William ‘Dixie’ Dean was the epitome of the rugged British centre-forward: strong as a rhino, and often playing like one.
While his goalscoring record has gone down in English football history as simply unbeatable – just ask Manchester City striker Erling Haaland – if you want to know how rough the game was in Dixie’s era, consider this: playing in a reserves match for Tranmere when he was 16, Dean was challenged so ferociously that he lost a testicle.
He just laughed it off (not literally). Still, that wasn’t so surprising.
After all, this was a lad who had voluntarily gone to Borstal – a type of youth detention centre in the United Kingdom – at the age of 11 because the football facilities in the school for young delinquents were the best in Birkenhead.
“I told the other lads that I’d got done for stealing, so I fitted in,” he later recalled.
Dean had jet-black hair, a dark complexion and a wide, toothy grin.
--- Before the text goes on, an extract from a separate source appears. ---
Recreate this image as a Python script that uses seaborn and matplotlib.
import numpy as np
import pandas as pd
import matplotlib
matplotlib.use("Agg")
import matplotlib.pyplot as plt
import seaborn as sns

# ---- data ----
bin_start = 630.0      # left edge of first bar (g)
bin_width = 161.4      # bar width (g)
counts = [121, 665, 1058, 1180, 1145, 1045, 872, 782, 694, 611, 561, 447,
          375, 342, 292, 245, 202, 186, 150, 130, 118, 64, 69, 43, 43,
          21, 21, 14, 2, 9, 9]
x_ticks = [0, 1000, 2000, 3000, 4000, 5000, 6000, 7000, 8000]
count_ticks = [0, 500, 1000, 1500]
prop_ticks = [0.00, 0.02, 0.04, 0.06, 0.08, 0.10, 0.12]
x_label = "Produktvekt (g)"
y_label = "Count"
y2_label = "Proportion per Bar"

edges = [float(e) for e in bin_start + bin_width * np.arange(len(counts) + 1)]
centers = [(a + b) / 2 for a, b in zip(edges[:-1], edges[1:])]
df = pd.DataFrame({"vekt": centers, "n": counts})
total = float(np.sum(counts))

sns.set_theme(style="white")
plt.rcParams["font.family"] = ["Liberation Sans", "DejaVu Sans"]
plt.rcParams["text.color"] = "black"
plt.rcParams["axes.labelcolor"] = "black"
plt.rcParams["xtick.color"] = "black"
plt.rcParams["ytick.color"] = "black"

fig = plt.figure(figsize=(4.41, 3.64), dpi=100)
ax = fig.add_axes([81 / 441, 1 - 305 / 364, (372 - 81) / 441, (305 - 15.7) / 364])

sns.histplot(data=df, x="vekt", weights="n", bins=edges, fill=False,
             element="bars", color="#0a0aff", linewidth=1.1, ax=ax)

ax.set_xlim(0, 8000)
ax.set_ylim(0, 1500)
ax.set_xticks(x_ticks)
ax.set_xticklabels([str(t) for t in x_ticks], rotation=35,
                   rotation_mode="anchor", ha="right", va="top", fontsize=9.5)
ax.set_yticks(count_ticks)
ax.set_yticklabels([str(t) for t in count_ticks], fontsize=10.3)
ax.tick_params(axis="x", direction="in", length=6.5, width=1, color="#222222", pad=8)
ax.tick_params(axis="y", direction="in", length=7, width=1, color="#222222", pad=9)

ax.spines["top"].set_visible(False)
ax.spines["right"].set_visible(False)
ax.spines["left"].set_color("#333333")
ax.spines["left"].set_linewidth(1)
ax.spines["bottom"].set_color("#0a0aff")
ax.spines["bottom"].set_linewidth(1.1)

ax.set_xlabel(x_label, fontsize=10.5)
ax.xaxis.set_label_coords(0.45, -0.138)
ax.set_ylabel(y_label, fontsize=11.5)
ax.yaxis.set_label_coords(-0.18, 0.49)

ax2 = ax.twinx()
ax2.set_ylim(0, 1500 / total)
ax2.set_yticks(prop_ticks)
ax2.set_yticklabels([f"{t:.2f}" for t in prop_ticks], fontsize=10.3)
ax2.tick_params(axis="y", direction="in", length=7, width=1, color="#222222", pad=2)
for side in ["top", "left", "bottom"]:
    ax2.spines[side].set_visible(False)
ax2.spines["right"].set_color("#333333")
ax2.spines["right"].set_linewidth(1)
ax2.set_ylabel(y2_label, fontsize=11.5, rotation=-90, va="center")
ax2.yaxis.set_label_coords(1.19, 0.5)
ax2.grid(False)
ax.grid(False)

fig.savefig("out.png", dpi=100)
Contrary to a popular myth, his nickname seems to have been the corruption of a childhood tag, ‘Digsy’, rather than an allusion to the Confederate states of the American South.
His strapping torso was set atop a pair of legs that might have been carved from tree trunks, giving him a powerful shot that Dean reputedly honed by kicking giant rats against a wall during night shifts as an apprentice fitter.
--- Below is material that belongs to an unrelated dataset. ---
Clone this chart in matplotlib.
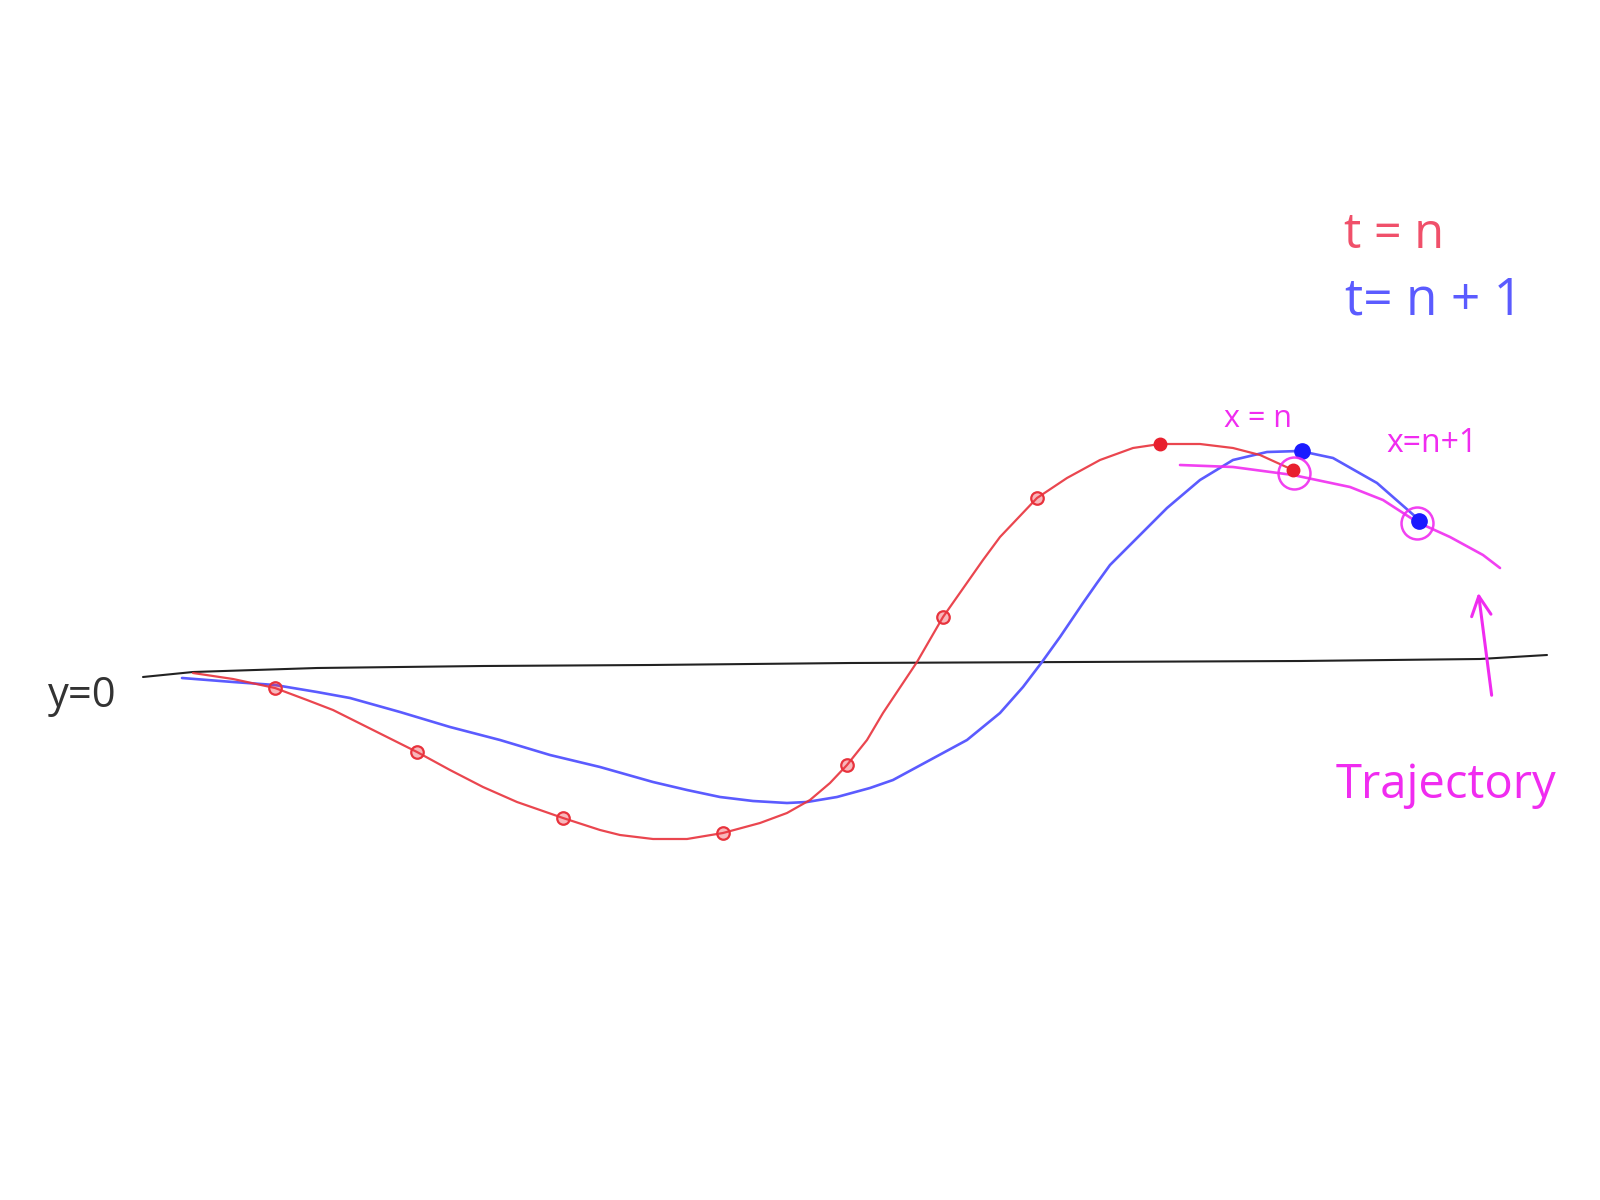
import numpy as np
import matplotlib.pyplot as plt

# y is measured upward from the drawn y=0 line, x is horizontal position
base_x = [143, 193, 317, 483, 650, 850, 1300, 1480, 1547]
base_y = [-14, -9, -5, -3, -2, 0, 2, 4, 8]

# t = n (red)
red_x = [193, 233, 275, 307, 333, 367, 417, 450, 483, 517, 563, 600, 620,
         653, 687, 723, 760, 787, 810, 830, 847, 867, 883, 917, 943, 983,
         1000, 1037, 1067, 1100, 1133, 1160, 1200, 1233, 1260, 1293]
red_y = [-10, -16, -25, -37, -47, -64, -89, -107, -124, -139, -155, -167,
         -172, -176, -176, -170, -160, -150, -137, -120, -102, -77, -50, 1,
         46, 103, 126, 165, 185, 203, 215, 219, 219, 215, 208, 193]
red_dot_x = [275, 417, 563, 723, 847, 943, 1037]
red_dot_y = [-25, -89, -155, -170, -102, 46, 165]
red_solid_x = [1160, 1293]
red_solid_y = [219, 193]

# t = n+1 (blue)
blue_x = [182, 233, 275, 317, 350, 400, 450, 500, 550, 600, 653, 687, 720,
          753, 787, 807, 837, 870, 893, 930, 967, 1000, 1023, 1042, 1060,
          1083, 1097, 1110, 1133, 1167, 1200, 1233, 1267, 1300, 1333, 1377,
          1417]
blue_y = [-15, -19, -22, -29, -35, -49, -64, -77, -92, -104, -119, -127,
          -134, -138, -140, -139, -134, -125, -117, -97, -77, -50, -24, 1,
          26, 60, 80, 98, 121, 155, 183, 203, 211, 212, 205, 180, 145]
blue_dot_x = [1302, 1419]
blue_dot_y = [212, 142]

# trajectory (magenta)
traj_x = [1180, 1233, 1293, 1350, 1383, 1417, 1450, 1483, 1500]
traj_y = [198, 196, 188, 176, 163, 141, 126, 108, 95]
ring_x = [1294, 1417]
ring_y = [190, 140]

RED = '#e8323c'
BLUE = '#5b5bff'
MAG = '#f02cf0'

fig = plt.figure(figsize=(16, 12), dpi=100)
ax = fig.add_axes([0, 0, 1, 1])
ax.set_xlim(0, 1600)
ax.set_ylim(663 - 1200, 663)
ax.axis('off')

ax.plot(base_x, base_y, color='#222222', lw=1.5, solid_capstyle='round')

ax.plot(blue_x, blue_y, color=BLUE, lw=1.9, solid_capstyle='round', solid_joinstyle='round')
ax.plot(red_x, red_y, color=RED, lw=1.6, alpha=0.9, solid_capstyle='round', solid_joinstyle='round')
ax.plot(traj_x, traj_y, color=MAG, lw=1.9, alpha=0.9, solid_capstyle='round', solid_joinstyle='round')

ax.plot(red_dot_x, red_dot_y, 'o', ms=9, mfc=(0.92, 0.2, 0.24, 0.35), mec=RED, mew=1.6)
ax.plot(red_solid_x, red_solid_y, 'o', ms=9, color='#e8202e')
ax.plot(blue_dot_x, blue_dot_y, 'o', ms=11, color='#1a1aff')
ax.plot(ring_x, ring_y, 'o', ms=23, mfc='none', mec=MAG, mew=1.8, alpha=0.9)

# arrow pointing at the trajectory
ax.annotate('', xy=(1478, 73), xytext=(1492, -35),
            arrowprops=dict(arrowstyle='->,head_length=1.4,head_width=0.7',
                            color=MAG, lw=2.2))

font = 'Open Sans'
ax.text(1344, 428, 't = n', color='#f0506a', fontsize=35, family=font,
        ha='left', va='center')
ax.text(1345, 362, 't= n + 1', color=BLUE, fontsize=37, family=font,
        ha='left', va='center')
ax.text(1258, 244, 'x = n', color=MAG, fontsize=22, family=font,
        ha='center', va='center')
ax.text(1432, 219, 'x=n+1', color=MAG, fontsize=23, family=font,
        ha='center', va='center')
ax.text(82, -44, 'y=0', color='#333333', fontsize=30, family=font,
        ha='center', va='baseline')
ax.text(1446, -135, 'Trajectory', color=MAG, fontsize=34, family=font,
        ha='center', va='baseline')

plt.savefig('out.png', dpi=100)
All that culminated in Dean notching a ridiculous 60 goals in the 1927/28 Division 1 season, a total no other player has managed to match in the century since. Haaland has tried his best, but he has still 'only' managed 35 Premier League strikes this season.
Granted, the Norwegian is a lot closer when all competitions are included, with his astonishing 52 goals over the course of the 2022/23 campaign a lot closer to Dixie Dean's 63, though the former Everton marksman didn't have the League Cup or Europe to add to his tally like Haaland does now.